* Request *
Scan the records for the word "this". Copy each line that includes it.

################

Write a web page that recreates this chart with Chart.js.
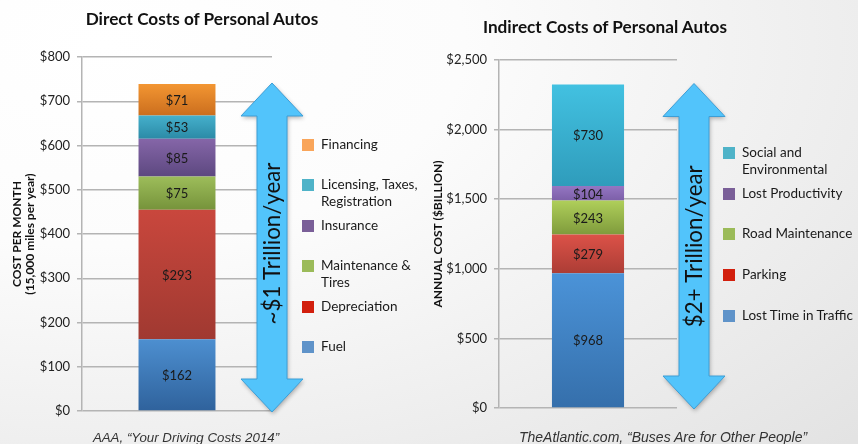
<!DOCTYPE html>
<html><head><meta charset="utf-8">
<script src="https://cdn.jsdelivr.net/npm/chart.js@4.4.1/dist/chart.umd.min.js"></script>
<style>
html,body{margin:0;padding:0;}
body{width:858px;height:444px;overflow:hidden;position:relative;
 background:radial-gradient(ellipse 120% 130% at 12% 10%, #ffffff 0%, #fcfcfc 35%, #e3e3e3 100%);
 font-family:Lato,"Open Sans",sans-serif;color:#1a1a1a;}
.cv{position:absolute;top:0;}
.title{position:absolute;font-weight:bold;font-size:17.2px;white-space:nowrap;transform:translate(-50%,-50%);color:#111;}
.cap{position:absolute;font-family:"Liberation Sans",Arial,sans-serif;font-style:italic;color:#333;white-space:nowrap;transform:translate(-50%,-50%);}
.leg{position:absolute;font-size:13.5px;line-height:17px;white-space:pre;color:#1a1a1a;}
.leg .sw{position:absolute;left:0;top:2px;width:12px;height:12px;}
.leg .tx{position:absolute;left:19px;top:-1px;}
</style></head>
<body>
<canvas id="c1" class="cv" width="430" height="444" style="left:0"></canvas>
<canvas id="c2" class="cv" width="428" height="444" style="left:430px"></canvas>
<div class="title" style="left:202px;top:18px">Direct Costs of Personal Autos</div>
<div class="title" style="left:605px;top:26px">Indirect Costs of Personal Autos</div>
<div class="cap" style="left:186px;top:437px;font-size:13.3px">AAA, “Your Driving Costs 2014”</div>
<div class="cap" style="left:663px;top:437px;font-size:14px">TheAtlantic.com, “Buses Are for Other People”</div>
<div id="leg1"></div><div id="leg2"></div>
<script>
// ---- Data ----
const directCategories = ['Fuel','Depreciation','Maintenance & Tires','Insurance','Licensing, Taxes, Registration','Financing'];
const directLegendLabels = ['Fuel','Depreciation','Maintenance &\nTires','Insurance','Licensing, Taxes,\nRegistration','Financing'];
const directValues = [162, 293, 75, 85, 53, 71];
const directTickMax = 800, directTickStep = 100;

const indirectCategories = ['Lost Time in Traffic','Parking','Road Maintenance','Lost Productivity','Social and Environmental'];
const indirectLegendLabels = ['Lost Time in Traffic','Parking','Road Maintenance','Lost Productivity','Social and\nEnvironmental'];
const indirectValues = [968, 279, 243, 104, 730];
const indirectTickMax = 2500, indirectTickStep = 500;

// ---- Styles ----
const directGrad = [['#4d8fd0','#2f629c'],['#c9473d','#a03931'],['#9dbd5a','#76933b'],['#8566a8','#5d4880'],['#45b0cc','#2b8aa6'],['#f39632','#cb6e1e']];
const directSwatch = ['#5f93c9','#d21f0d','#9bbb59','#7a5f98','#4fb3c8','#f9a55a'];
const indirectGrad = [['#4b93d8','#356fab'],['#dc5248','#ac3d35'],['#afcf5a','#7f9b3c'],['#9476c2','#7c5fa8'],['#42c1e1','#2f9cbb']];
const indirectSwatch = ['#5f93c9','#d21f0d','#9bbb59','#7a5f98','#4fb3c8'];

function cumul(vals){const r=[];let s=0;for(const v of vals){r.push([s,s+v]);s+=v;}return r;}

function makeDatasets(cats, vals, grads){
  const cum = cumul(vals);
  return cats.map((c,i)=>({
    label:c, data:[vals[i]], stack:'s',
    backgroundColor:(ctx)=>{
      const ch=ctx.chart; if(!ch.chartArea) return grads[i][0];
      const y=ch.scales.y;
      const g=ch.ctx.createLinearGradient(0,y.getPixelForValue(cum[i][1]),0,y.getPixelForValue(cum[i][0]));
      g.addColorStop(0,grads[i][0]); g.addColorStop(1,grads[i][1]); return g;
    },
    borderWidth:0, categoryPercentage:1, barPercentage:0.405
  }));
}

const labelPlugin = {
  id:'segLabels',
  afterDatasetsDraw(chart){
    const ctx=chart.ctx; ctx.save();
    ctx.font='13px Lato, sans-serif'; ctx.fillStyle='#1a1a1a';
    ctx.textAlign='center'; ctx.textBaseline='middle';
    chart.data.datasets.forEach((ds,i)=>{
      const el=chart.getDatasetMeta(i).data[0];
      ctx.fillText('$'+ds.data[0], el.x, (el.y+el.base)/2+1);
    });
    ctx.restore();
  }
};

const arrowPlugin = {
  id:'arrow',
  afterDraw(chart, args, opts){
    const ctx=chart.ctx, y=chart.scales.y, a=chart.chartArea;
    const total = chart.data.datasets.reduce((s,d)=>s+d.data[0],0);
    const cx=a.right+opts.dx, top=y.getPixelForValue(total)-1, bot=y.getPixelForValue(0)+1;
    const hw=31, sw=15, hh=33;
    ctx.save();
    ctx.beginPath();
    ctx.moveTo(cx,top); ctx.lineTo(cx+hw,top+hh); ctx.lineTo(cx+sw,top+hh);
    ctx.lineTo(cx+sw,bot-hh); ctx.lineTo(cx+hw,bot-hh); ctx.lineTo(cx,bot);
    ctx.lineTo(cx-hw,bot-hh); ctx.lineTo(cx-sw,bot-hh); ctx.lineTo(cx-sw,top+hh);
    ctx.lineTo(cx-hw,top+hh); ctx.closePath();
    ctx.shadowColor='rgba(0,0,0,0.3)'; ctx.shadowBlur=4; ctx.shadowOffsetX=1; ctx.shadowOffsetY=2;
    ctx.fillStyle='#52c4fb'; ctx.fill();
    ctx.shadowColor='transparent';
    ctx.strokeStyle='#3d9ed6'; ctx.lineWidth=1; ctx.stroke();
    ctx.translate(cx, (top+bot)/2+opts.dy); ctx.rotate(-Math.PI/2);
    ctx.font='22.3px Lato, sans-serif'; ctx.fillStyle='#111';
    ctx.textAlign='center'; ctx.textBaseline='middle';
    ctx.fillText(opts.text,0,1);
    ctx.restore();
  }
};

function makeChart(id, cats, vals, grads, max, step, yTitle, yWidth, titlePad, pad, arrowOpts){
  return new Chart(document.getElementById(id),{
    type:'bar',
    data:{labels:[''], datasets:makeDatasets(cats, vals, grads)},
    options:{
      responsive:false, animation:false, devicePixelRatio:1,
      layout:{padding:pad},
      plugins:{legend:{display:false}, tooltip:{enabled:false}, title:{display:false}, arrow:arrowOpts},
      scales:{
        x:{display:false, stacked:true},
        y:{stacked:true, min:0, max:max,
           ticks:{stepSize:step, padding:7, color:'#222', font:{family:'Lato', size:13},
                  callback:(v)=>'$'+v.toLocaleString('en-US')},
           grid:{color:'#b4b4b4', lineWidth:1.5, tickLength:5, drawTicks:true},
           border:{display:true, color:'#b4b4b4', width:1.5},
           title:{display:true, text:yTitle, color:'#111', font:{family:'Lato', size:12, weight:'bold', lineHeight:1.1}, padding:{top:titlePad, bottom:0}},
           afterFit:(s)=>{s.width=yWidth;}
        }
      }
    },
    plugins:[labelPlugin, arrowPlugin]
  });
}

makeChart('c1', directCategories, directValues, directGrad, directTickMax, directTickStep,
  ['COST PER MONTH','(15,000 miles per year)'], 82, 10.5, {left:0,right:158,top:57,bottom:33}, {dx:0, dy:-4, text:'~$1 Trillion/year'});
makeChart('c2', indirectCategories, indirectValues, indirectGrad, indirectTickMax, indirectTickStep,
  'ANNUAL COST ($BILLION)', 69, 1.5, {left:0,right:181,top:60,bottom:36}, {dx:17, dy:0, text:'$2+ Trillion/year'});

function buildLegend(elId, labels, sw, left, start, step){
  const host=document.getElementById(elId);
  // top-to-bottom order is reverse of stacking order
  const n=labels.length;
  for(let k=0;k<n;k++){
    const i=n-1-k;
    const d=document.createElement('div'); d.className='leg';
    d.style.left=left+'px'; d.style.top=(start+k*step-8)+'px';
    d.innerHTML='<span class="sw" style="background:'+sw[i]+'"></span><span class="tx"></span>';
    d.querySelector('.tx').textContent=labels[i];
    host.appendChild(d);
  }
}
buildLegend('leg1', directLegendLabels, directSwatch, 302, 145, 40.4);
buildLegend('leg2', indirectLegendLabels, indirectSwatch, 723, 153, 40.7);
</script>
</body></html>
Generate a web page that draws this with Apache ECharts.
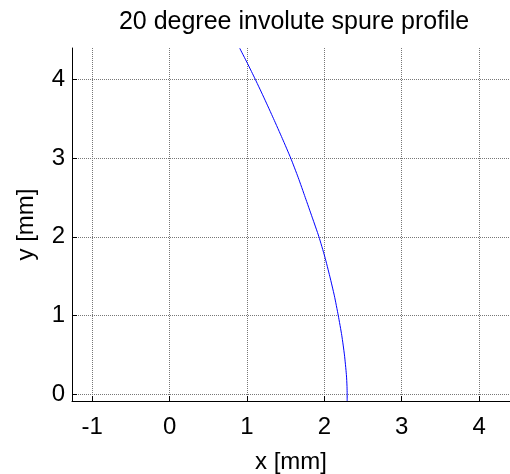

################

* Correct output *
Write a web page that recreates this chart with Chart.js.
Generate a web page that draws this with Apache ECharts.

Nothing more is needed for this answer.